** start Task data **

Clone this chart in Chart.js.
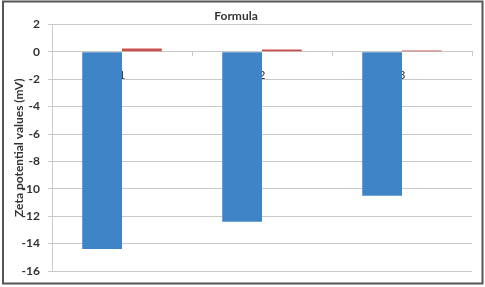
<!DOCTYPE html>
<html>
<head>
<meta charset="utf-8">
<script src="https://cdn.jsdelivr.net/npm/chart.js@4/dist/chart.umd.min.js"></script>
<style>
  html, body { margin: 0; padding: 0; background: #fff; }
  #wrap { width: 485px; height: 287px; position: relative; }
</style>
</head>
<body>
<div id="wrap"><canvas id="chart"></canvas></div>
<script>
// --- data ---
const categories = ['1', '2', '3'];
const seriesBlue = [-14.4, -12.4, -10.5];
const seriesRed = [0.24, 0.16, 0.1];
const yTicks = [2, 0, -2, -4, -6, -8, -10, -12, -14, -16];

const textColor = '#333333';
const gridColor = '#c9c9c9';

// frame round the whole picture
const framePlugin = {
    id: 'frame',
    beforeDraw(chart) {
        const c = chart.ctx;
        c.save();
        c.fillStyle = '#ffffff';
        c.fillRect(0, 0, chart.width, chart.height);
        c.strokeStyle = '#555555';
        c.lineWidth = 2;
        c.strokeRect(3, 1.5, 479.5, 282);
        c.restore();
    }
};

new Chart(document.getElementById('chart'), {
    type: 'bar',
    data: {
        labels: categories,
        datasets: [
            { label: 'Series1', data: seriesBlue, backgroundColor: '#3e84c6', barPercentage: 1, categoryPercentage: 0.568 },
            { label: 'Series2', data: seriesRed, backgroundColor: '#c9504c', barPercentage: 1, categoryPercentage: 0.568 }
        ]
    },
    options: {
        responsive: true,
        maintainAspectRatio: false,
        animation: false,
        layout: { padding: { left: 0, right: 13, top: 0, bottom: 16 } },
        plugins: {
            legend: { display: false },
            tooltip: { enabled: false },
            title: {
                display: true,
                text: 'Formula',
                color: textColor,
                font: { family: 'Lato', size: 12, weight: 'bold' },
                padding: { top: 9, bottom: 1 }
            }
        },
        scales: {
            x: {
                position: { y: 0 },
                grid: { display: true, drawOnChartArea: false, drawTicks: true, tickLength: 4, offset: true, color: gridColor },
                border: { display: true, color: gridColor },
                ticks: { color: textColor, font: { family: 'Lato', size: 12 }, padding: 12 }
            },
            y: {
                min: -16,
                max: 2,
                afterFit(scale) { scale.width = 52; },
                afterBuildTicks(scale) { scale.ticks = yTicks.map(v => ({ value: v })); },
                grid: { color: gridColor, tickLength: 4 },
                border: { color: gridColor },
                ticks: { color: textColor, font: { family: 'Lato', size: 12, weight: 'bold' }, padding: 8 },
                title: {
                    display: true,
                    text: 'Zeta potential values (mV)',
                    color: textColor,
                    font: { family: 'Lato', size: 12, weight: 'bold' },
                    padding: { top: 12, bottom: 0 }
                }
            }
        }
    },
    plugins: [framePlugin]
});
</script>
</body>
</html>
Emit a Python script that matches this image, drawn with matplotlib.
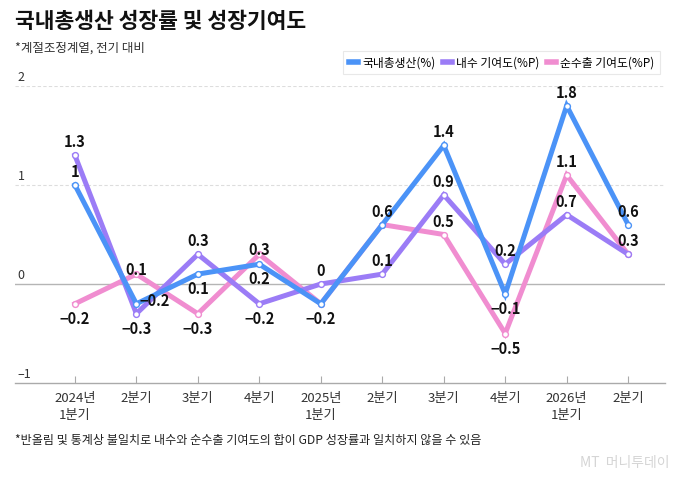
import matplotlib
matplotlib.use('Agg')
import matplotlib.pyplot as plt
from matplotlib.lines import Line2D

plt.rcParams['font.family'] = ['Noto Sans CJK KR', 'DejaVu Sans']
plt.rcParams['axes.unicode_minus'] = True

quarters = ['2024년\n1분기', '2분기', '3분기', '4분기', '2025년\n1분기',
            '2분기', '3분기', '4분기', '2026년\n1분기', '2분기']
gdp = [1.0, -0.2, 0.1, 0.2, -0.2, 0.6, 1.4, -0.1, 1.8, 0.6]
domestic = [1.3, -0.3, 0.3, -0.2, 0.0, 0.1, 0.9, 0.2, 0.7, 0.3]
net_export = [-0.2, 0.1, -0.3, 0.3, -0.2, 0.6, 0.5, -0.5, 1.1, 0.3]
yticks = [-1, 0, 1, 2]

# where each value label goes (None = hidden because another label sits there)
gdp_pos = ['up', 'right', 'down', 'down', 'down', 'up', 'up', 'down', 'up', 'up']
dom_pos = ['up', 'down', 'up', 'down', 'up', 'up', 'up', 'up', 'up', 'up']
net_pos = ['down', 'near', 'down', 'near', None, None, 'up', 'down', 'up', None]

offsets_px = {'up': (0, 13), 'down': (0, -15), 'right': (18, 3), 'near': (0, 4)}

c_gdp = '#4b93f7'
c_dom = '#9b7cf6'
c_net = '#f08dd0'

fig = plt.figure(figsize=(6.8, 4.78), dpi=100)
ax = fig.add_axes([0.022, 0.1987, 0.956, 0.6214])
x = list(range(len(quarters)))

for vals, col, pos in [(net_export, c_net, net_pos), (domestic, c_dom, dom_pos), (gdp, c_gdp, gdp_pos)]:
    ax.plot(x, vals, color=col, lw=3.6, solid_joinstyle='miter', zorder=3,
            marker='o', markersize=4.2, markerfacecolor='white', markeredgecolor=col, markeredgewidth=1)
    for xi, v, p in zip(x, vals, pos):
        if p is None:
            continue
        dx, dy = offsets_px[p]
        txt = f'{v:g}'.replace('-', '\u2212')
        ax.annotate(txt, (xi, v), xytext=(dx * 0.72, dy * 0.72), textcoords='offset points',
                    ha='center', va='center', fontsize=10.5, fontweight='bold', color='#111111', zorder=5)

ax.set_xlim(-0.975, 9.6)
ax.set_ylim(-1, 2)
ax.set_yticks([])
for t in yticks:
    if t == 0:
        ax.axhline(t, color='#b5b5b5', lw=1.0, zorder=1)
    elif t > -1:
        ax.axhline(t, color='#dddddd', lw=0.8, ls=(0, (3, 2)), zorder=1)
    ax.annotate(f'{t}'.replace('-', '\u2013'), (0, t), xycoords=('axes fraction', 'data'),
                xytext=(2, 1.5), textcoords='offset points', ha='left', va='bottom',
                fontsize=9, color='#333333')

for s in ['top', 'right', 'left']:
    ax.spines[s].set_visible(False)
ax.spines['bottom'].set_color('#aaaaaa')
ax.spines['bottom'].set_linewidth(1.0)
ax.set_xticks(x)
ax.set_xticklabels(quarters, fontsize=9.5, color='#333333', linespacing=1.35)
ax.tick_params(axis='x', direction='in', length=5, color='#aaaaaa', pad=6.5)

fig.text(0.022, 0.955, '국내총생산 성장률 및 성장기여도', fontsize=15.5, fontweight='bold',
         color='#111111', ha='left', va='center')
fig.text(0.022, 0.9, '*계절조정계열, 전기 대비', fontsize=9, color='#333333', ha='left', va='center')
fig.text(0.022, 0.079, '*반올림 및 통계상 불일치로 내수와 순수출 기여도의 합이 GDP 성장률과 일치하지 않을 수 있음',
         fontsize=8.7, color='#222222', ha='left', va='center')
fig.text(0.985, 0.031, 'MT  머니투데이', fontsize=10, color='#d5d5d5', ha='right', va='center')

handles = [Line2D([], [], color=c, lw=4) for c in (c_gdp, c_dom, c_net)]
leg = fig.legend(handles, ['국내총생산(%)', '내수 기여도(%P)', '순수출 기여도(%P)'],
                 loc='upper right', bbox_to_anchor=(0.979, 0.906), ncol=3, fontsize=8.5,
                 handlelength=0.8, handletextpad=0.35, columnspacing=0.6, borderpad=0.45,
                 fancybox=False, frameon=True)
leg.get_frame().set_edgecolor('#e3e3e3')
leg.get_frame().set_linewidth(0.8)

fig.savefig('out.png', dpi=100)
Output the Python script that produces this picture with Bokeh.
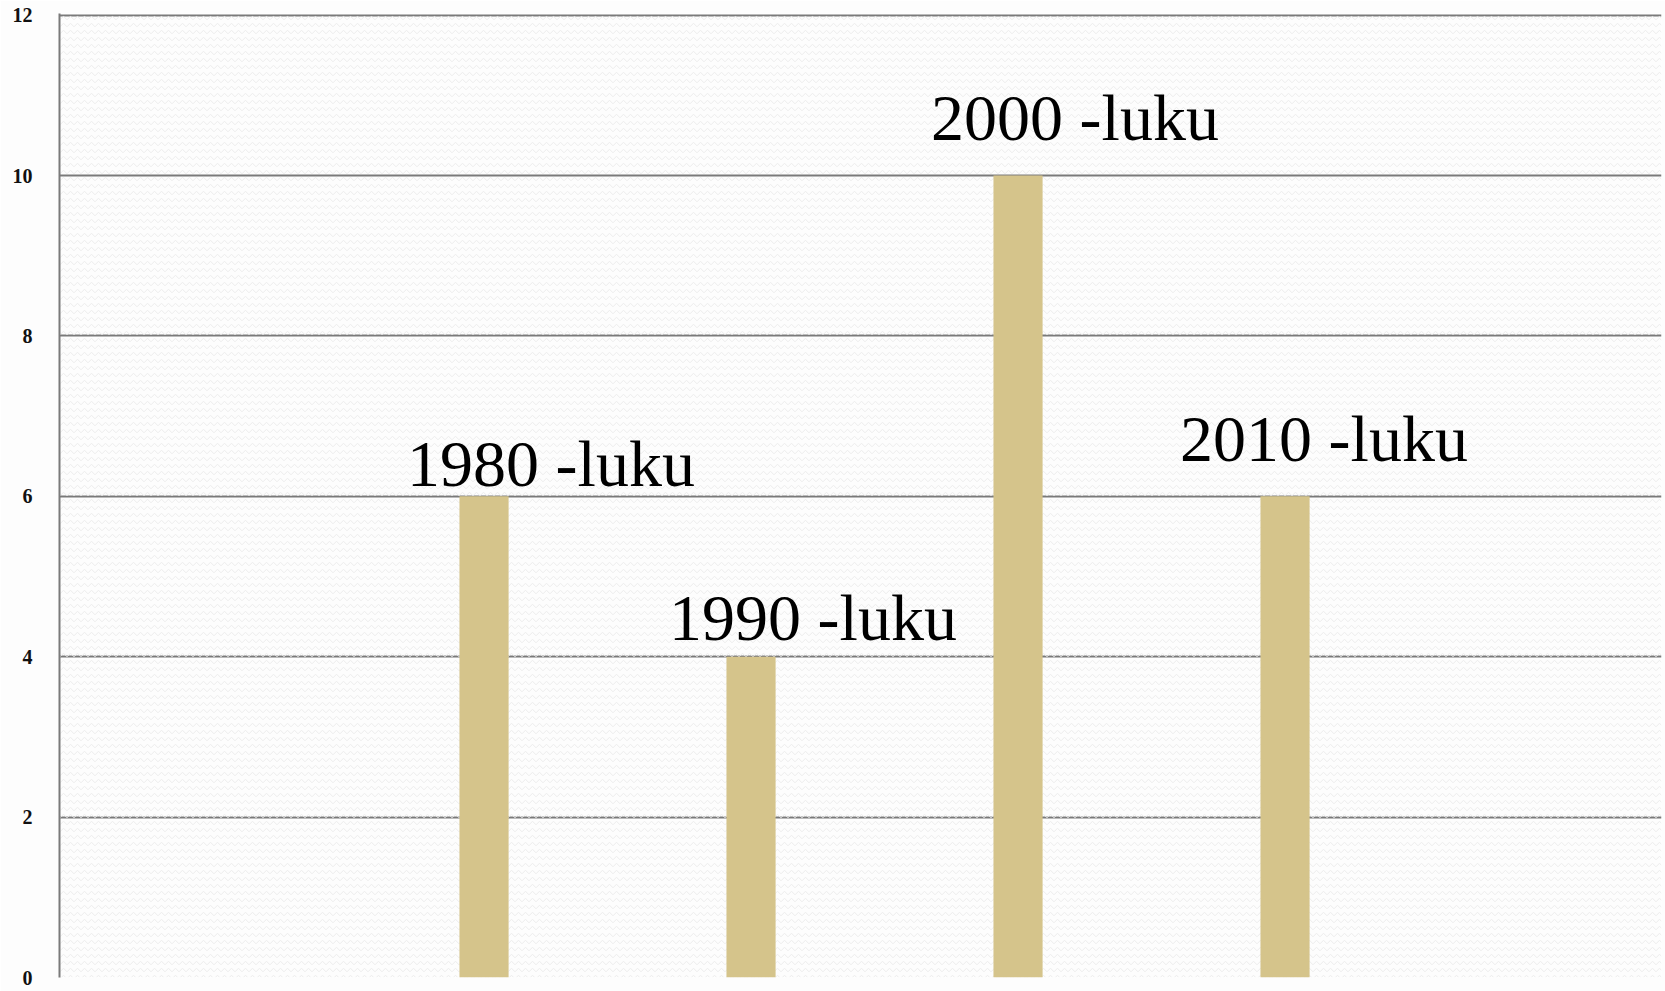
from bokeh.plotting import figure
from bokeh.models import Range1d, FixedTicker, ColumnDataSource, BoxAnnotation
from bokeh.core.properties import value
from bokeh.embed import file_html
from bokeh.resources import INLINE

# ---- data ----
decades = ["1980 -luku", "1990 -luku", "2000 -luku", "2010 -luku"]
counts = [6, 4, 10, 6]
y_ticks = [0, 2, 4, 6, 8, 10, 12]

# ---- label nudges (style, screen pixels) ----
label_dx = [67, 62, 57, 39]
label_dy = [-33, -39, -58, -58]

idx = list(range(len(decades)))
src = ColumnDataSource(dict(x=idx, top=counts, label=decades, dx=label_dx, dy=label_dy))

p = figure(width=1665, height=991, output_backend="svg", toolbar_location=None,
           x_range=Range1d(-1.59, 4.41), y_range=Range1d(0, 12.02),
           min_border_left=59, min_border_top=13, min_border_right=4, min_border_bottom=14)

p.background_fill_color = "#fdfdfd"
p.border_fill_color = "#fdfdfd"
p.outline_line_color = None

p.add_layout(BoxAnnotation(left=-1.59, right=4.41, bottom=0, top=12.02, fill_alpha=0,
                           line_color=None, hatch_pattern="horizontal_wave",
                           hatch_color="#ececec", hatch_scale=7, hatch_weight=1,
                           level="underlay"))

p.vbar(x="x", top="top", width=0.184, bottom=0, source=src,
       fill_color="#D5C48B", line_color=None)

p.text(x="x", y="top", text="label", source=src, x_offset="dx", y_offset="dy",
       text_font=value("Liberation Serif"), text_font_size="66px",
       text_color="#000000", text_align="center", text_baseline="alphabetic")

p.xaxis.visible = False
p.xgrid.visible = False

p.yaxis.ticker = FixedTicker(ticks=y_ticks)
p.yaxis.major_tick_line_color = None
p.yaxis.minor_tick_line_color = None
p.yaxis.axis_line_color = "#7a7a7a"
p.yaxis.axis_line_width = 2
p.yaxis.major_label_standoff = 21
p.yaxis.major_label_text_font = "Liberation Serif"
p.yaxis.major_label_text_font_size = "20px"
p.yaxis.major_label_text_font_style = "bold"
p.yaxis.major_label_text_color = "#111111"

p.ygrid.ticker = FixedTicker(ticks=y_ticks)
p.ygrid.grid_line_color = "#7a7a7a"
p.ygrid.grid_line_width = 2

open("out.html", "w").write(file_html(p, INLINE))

** end Task data **

Write out again exactly the lines above from the one with "Output the Python" through the one with "from bokeh.resources import INLINE", adding no other lines and no pictures.

Output the Python script that produces this picture with Bokeh.
from bokeh.plotting import figure
from bokeh.models import Range1d, FixedTicker, ColumnDataSource, BoxAnnotation
from bokeh.core.properties import value
from bokeh.embed import file_html
from bokeh.resources import INLINE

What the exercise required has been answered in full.